Dan Perjovschi: I always start with a concrete situation or point of view taken from a daily article or breaking news report. Then I try to extract something more general and create something I can redraw years later. My wall installations include drawings I first made in 1995, and they are somehow still valid. These drawings are about the rich and the poor, a united Europe, the global and the local, the rise of China, capitalism and communism, mass surveillance and so on.

CTR: How has the Russia/Crimea narrative played out in Romanian media?

DP: Usually Romania is obsessed with itself and international news isn’t as important, but given that Ukraine is a neighboring state (with a Romanian community in the Bukovina region), the Crimean crisis was all over the media. We have never trusted the Big Bear of Russia. The independent republic of Moldova is located between Romania and the Big Bear, and with a population that is 60 percent Romanian, its official state language is Romanian. Moldova has a Crimea-like situation in Transnistria, a non-state sponsored by Russia and occupied by its army. It is also important to note we had our own Maidan protests in 1990 and last year.

Dan Perjovschi

Drawing by Dan Perjovschi, 2014.

CTR: Do you consider your drawings primarily comics or art? Is this a distinction that is important to you?

DP: For a while it didn’t matter, then I was a bit pissed when people called them doodles, cartoons or graffiti. Now that I’ve drawn at the Museum of Modern Art, the Tate Modern and the Centre Pompidou, I am no longer so sensitive. But the terms remain important because they can cage or expand the understanding of one’s practice. Doodles are lines you draw without thinking, like an automaton, while talking on the phone. On the other hand, cartoons or graffiti belong to an alternative or underground thinking and positioning in society. There was no such underground culture in my country because the dictatorship controlled everything.

I am neither underground nor alternative. I do not come from the streets seeking the glory of art museums and fairs. After 12 years of studying art academically, I come from the museum and move toward the street. Drawing simplified political situations in black-and-white was a conceptual and contextual decision. I consciously chose to cut out the color. And the political character of my drawings comes from working as a newspaper illustrator. For every week since 1990, I made drawings about my country’s transition from communism to membership in the European Union.

Then, at the 2008 Sydney Biennale, where I drew with chalk on the facade of the New National Gallery of South Wales, a woman in the audience told me, “Finally, some intelligent graffiti!” I liked the expression and I use it now.
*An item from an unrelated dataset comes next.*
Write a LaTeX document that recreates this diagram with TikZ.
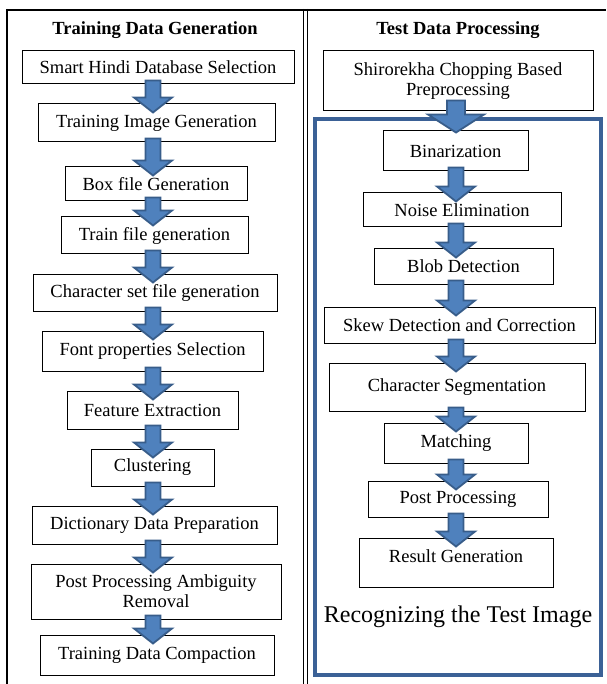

I define myself as an artist and a journalist whose practice is drawing. After 20 years of drawing on walls and floors, windows and Facebook, I can tell you I am very popular with both the directors and doormen of art museums.

CTR: Why do you think you’re attracted to the particular form you use?

DP: Necessity, speed and freedom. I grew up in a very poor society. Nobody would ship art in crates or pay insurance for my art to travel around. Even now the institutions in my country, as well as in the rest of the world, are facing budgetary challenges. I decided to draw directly on the wall to save myself from this bureaucratic and economic nightmare. It’s just my marker and me traveling.

I come, I draw and I go. This is a world of speed. I can do a project every week no matter where it is on the planet. You, as the audience, do not give me more than a few seconds of attention. I create art for those few seconds. If I hook you with one drawing in those seconds, then you may spend more time on my wall installation of tens or hundreds of drawings.

Humor is a medium that can create intimacy when we laugh together. At the same time, it can also create distance if we are laughing or smiling at a complicated or tough issue.

My form allows for freer practice than I would have working in other media. I draw how I want and what I want. The biennials, museums or galleries that invite me do not know what I will draw. Neither do I.